We support the purpose of H.R. 2120, a bill to proclaim as reservation for the benefit of the Sault Ste. Marie Tribe of Chippewa Indians a parcel of land now held in trust by the United States for that Indian tribe. Currently, the matter is before the court as Sault Ste. Marie Tribe v. United States, Civ. No. 2:06-CV-276, and if Congress passes the legislation, it would put an end to the litigation.
The Sault Ste. Marie Tribe is located in the far northern section of Michigan and has two reservations. The Sault Ste. Marie Tribe also has property the Department holds in trust for them that is not considered reservation land for purposes of IGRA. One such parcel is the subject of H.R. 2120, on which there is Indian housing, some other tribal facilities, a now-closed casino, and a casino housed in a temporary structure. In 1988, the Sault Ste. Marie Tribe approached the Department to have the land proclaimed a reservation, along with six other parcels, but its paperwork was not completed prior to the enactment of IGRA.
The Tribe seeks to game on adjoining property taken in trust in the year 2000. The Sault Ste. Marie Tribe built a new casino on this parcel. The Sault Ste. Marie Tribe was advised by the Department and the National Indian Gaming Commission that they would need to apply under IGRA for a two-part determination in order to game on the parcel. If Congress deems the first parcel to be reservation as of April 1988 for purposes of IGRA, then the tribe can game in its new casino under an exception in IGRA.
Comments on H.R. 2120
We suggest amending the legislative language to reflect that “the property shall be deemed a reservation as of April 19, 1988, for purposes of the Indian Gaming Regulatory Act.” We will be happy to work with the Committee staff on amending the legislation to reflect the necessary changes.
FEDERAL ACKNOWLEDGMENT OF AN INDIAN TRIBE
The recognition of another sovereign is one of the most solemn and important responsibilities delegated to the Secretary of the Interior. The Department believes that the Federal acknowledgment process allows for the uniform and rigorous review necessary to make an informed decision establishing this important government-to-government relationship.
In 1978, the Department promulgated regulations for the Federal process for groups seeking acknowledgment as Indian tribes. Both Congress and the courts generally have deferred tribal status determinations to the Department. The Courts have specifically ruled that determinations should be made in the first instance by the Department since Congress has specifically authorized the Executive Branch to prescribe regulations concerning Indian affairs and relations.

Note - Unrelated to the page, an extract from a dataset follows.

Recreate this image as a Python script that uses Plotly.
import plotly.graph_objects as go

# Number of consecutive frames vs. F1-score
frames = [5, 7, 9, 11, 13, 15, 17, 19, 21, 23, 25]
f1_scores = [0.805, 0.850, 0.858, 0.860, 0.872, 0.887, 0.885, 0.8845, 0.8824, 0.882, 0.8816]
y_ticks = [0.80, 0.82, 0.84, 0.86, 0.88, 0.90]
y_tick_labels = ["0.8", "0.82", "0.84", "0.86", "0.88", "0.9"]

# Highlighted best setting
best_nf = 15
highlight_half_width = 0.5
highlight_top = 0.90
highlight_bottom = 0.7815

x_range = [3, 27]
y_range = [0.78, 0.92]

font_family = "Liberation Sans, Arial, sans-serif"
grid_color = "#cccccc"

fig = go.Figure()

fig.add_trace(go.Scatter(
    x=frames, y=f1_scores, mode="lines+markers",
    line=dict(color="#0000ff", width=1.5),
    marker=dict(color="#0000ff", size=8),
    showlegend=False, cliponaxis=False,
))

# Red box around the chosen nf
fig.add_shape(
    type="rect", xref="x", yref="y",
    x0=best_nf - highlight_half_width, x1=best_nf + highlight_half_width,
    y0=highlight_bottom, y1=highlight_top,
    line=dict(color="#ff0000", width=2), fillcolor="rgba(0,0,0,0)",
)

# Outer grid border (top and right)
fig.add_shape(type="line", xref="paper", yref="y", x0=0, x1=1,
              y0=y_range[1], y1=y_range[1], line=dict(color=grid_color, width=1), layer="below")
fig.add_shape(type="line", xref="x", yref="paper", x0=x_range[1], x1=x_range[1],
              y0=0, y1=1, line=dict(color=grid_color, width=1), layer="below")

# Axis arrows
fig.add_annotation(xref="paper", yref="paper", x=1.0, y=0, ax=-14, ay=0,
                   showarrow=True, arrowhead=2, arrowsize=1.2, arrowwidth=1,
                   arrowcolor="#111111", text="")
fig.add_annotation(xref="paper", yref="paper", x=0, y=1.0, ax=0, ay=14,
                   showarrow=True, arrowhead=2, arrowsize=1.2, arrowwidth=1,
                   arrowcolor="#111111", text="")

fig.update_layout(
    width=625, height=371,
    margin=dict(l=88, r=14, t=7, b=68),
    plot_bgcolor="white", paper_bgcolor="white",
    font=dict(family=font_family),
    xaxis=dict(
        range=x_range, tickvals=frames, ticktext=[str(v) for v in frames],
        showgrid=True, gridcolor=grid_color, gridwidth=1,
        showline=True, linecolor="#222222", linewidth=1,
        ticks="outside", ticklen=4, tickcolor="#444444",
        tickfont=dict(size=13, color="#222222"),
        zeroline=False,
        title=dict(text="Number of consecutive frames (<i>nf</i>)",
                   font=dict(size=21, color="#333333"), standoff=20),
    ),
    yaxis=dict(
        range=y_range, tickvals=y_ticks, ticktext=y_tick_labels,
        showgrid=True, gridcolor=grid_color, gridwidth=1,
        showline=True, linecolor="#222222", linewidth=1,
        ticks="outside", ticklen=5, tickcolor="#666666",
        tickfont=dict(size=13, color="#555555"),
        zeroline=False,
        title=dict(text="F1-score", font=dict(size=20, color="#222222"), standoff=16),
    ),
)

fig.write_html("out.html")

The Department’s acknowledgment process provides the thorough and deliberate evaluation which must occur before the Department acknowledges a group’s tribal status. These decisions must be fact-based, equitable, and thus defensible. The Department respectfully understands that Congress has the authority to recognize a group as an Indian tribe. Because of its support for the deliberative regulatory acknowledgment process, however, the Department has generally opposed legislative recognition.
While Congress may grant recognition to Indian tribes, the Department’s position is that legislative action should be used sparingly in cases where there is an overriding reason or reasons to bypass or ignore the Department’s regulatory process.

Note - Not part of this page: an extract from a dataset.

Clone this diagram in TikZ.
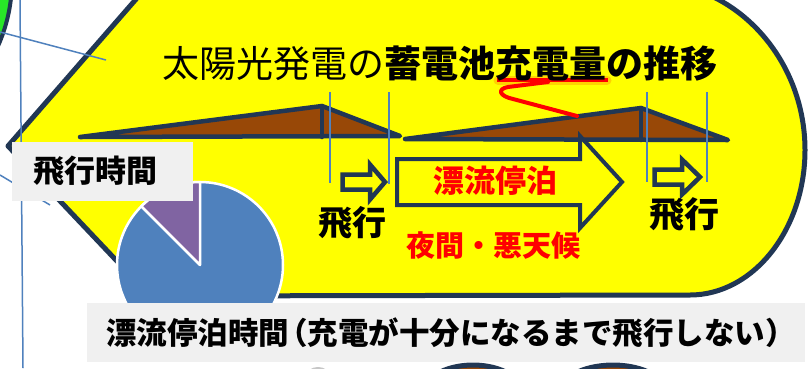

On September 21, 2006, the Department issued a Final Determination that found the group known as the Burt Lake Band of Ottawa and Chippewa Indians did not meet three of the seven mandatory criteria for acknowledgment as an Indian tribe set forth in Part 83 of Title 25 of the Code of Federal Regulations (25 CFR Part 83), Procedures for Establishing that an American Indian Group Exists as an Indian Tribe: 83.7(b) show that a predominant portion of the petitioning group comprises a distinct community and has existed as a community from historical times until the present; 83.7(c) demonstrate that it has maintained political influence or authority over its members as an autonomous entity from historical times until the present; and 83.7(e) demonstrate that its membership consists of individuals who descend from the historical Indian tribe or from historical Indian tribes that combined and functioned as a single autonomous political entity and provide a current membership list.. The Department’s decision to deny Federal acknowledgment to the Burt Lake Band became final and effective for the Department on January 3, 2007. Therefore, the Administration opposes H.R. 1575.

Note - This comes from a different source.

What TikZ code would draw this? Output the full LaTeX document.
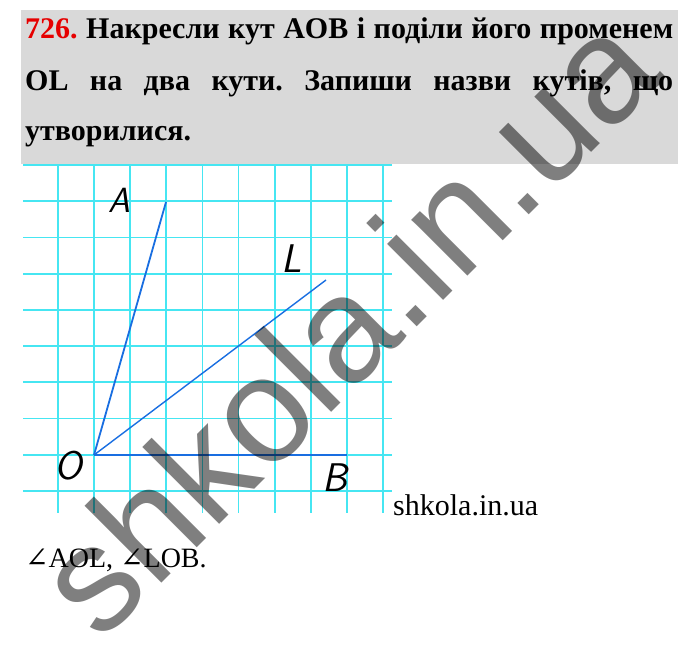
\documentclass[tikz,border=0pt]{standalone}
\usepackage{fontspec}
\setmainfont{Liberation Serif}
\newfontfamily\marksfont{DejaVu Serif}
\newfontfamily\wmfont{Liberation Sans}
\usetikzlibrary{positioning}
\definecolor{gridcyan}{RGB}{70,230,242}
\definecolor{rayblue}{RGB}{25,110,225}
\definecolor{taskgray}{RGB}{217,217,217}
\definecolor{numred}{RGB}{230,0,0}
\frenchspacing

\begin{document}
\begin{tikzpicture}[x=1pt,y=-1pt,
  gridline/.style={gridcyan, line width=1.8pt},
  ray/.style={rayblue, line width=1.8pt},
  pointlabel/.style={font=\fontsize{40}{40}\selectfont\sffamily\itshape, inner sep=0pt},
  taskline/.style={anchor=base west, inner sep=0pt, font=\fontsize{30}{30}\selectfont\bfseries},
  plain/.style={anchor=base west, inner sep=0pt, font=\fontsize{28}{28}\selectfont}]
\useasboundingbox (0,0) rectangle (700,667);
% task text
\fill[taskgray] (21,10) rectangle (678,164);
\node[taskline] (line1) at (25,38) {\makebox[648pt][s]{\textcolor{numred}{726.} Накресли кут AOB і поділи його променем}};
\node[taskline] (line2) at (25,90) {\makebox[648pt][s]{OL на два кути. Запиши назви кутів, що}};
\node[taskline] (line3) at (25,140) {утворилися.};
% squared paper
\foreach \k in {0,...,9} {
  \draw[gridline] ({58+36.1*\k},165) -- ({58+36.1*\k},513);
  \draw[gridline] (23,{165+36.2*\k}) -- (392,{165+36.2*\k});
}
% the angle and its ray
\coordinate (O) at (94,455);
\coordinate (A) at (166,202);
\coordinate (L) at (326,280);
\coordinate (B) at (347,455);
\draw[ray] (O) -- (A);
\draw[ray, line width=1.4pt] (O) -- (L);
\draw[ray, line width=2.6pt] (O) -- (B);
\node[pointlabel, font=\fontsize{35}{35}\selectfont\sffamily\itshape] (labA) at (119,200) {A};
\node[pointlabel] (labL) at (292,259) {L};
\node[pointlabel] (labO) at (68,466) {O};
\node[pointlabel] (labB) at (335,478) {B};
% answer
\node[plain, font=\fontsize{30}{30}\selectfont] (site) at (393,515) {shkola.in.ua};
\node[plain] (answer) at (25,567) {{\marksfont ∠}AOL, {\marksfont ∠}LOB.};
% watermark
\node[rotate=45, anchor=base, inner sep=0pt, font=\wmfont\fontsize{150}{150}\selectfont,
  text=black, text opacity=0.5] (mark) at (384,360) {shkola.in.ua};
\end{tikzpicture}
\end{document}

H.R. 1575 would negate the Department’s final determination decision on the Burt Lake Band petitioner, by establishing a government-to-government relationship with a group that the Department has concluded could demonstrate neither continued social and political existence nor descent from the historical Indian tribe.
A problem for recognition of the Burt Lake Band today is that a significant portion of the earlier Burt Lake Band are currently members of a federally recognized Indian tribe, the Little Traverse Bay Bands of Odawa Indians (LTBB). The bill, as written, would recognize a group who does not meet the membership requirements of the LTBB, and who have the least ties to the pre-burnout village. The group has already been denied recognition through the regulatory process and has now turned to Congress to recognize it since there is no other avenue to obtain tribal status.
If the Congress chooses to move forward with H.R. 1575, we would like to work with the Committee on amending the language, to clarify some issues that are inconsistent with the findings within the final determination issued by the Department.
This concludes our prepared statement. We would be happy to answer any questions the Committee may have.